▶ [SUPPLIED RECORDS]:
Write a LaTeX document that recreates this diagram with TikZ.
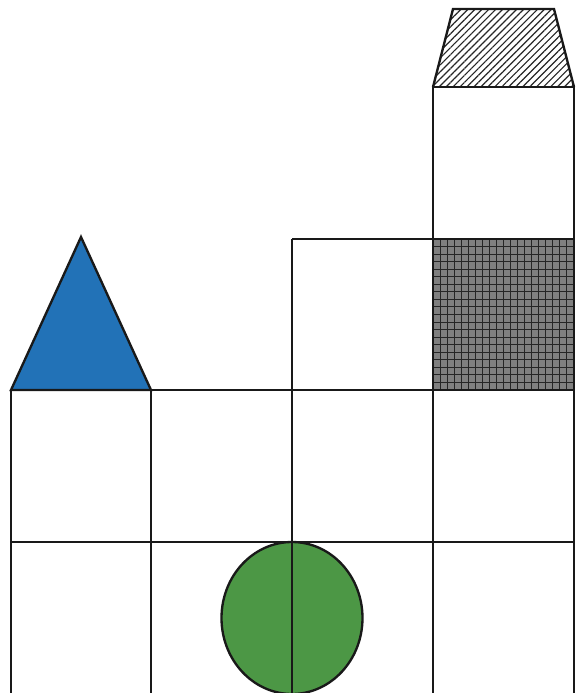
\documentclass[tikz,border=0pt]{standalone}
\usepackage{tikz}
\usetikzlibrary{patterns.meta}
\usepackage{xcolor}
\definecolor{myblue}{RGB}{34,114,183}
\definecolor{mygreen}{RGB}{76,151,69}
\definecolor{mygray}{RGB}{128,128,128}

\begin{document}
\begin{tikzpicture}[x=0.03cm, y=-0.03cm,
  edge/.style={line width=2pt, draw=black!90},
  hatchline/.style={line width=0.8pt, black!85}]
  \useasboundingbox (0,0) rectangle (582,693);
  \clip (0,0) rectangle (582,693);
  % gray cell with grid
  \fill[mygray] (433,239) rectangle (574,390);
  \foreach \k in {1,...,19} {
    \draw[hatchline] ({433+\k*141/20},239) -- ({433+\k*141/20},390);
    \draw[hatchline] (433,{239+\k*151/20}) -- (574,{239+\k*151/20});
  }
  % hatched roof
  \fill[pattern={Lines[angle=45,distance=4.2pt,line width=1pt]}, pattern color=black!85]
    (433,87) -- (453,9) -- (554,9) -- (574,87) -- cycle;
  \draw[edge, line join=miter] (433,87) -- (453,9) -- (554,9) -- (574,87);
  % triangle
  \draw[edge, fill=myblue, line join=miter] (11,390) -- (81,237) -- (151,390) -- cycle;
  % circle
  \draw[edge, fill=mygreen] (292,618) ellipse [x radius=70.5, y radius=76];
  % grid lines
  \draw[edge] (11,390) -- (574,390);
  \draw[edge] (11,542) -- (574,542);
  \draw[edge] (292,239) -- (574,239);
  \draw[edge] (433,87) -- (574,87);
  \draw[edge] (11,390) -- (11,700);
  \draw[edge] (151,390) -- (151,700);
  \draw[edge] (292,239) -- (292,700);
  \draw[edge] (433,87) -- (433,700);
  \draw[edge] (574,87) -- (574,700);
\end{tikzpicture}
\end{document}
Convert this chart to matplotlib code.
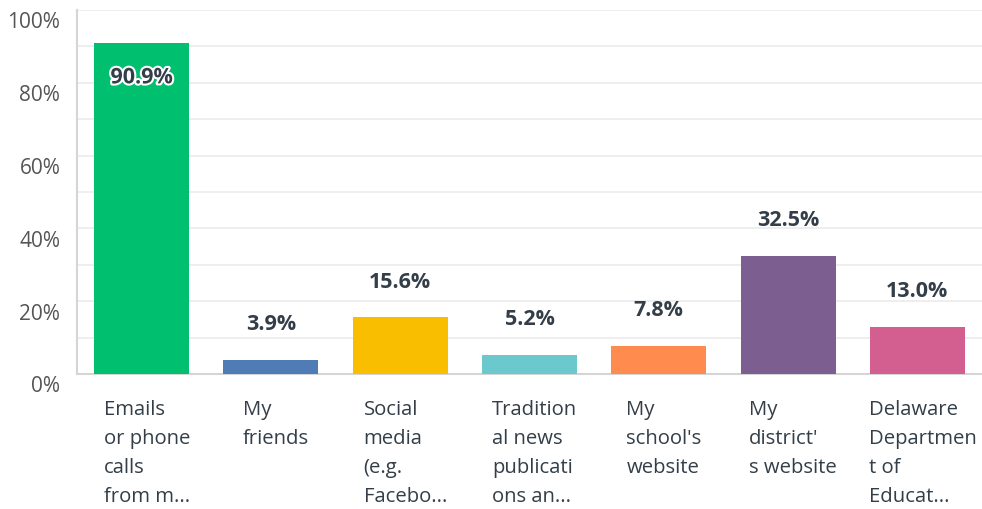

▶ [WRITTEN TASK]:
Repeat each record exactly as shown above, dropping all images.

▶ [FINISHED ANSWER]:
Write a LaTeX document that recreates this diagram with TikZ.
\documentclass[tikz,border=0pt]{standalone}
\usepackage{tikz}
\usetikzlibrary{patterns.meta}
\usepackage{xcolor}
\definecolor{myblue}{RGB}{34,114,183}
\definecolor{mygreen}{RGB}{76,151,69}
\definecolor{mygray}{RGB}{128,128,128}

\begin{document}
\begin{tikzpicture}[x=0.03cm, y=-0.03cm,
  edge/.style={line width=2pt, draw=black!90},
  hatchline/.style={line width=0.8pt, black!85}]
  \useasboundingbox (0,0) rectangle (582,693);
  \clip (0,0) rectangle (582,693);
  % gray cell with grid
  \fill[mygray] (433,239) rectangle (574,390);
  \foreach \k in {1,...,19} {
    \draw[hatchline] ({433+\k*141/20},239) -- ({433+\k*141/20},390);
    \draw[hatchline] (433,{239+\k*151/20}) -- (574,{239+\k*151/20});
  }
  % hatched roof
  \fill[pattern={Lines[angle=45,distance=4.2pt,line width=1pt]}, pattern color=black!85]
    (433,87) -- (453,9) -- (554,9) -- (574,87) -- cycle;
  \draw[edge, line join=miter] (433,87) -- (453,9) -- (554,9) -- (574,87);
  % triangle
  \draw[edge, fill=myblue, line join=miter] (11,390) -- (81,237) -- (151,390) -- cycle;
  % circle
  \draw[edge, fill=mygreen] (292,618) ellipse [x radius=70.5, y radius=76];
  % grid lines
  \draw[edge] (11,390) -- (574,390);
  \draw[edge] (11,542) -- (574,542);
  \draw[edge] (292,239) -- (574,239);
  \draw[edge] (433,87) -- (574,87);
  \draw[edge] (11,390) -- (11,700);
  \draw[edge] (151,390) -- (151,700);
  \draw[edge] (292,239) -- (292,700);
  \draw[edge] (433,87) -- (433,700);
  \draw[edge] (574,87) -- (574,700);
\end{tikzpicture}
\end{document}
Convert this chart to matplotlib code.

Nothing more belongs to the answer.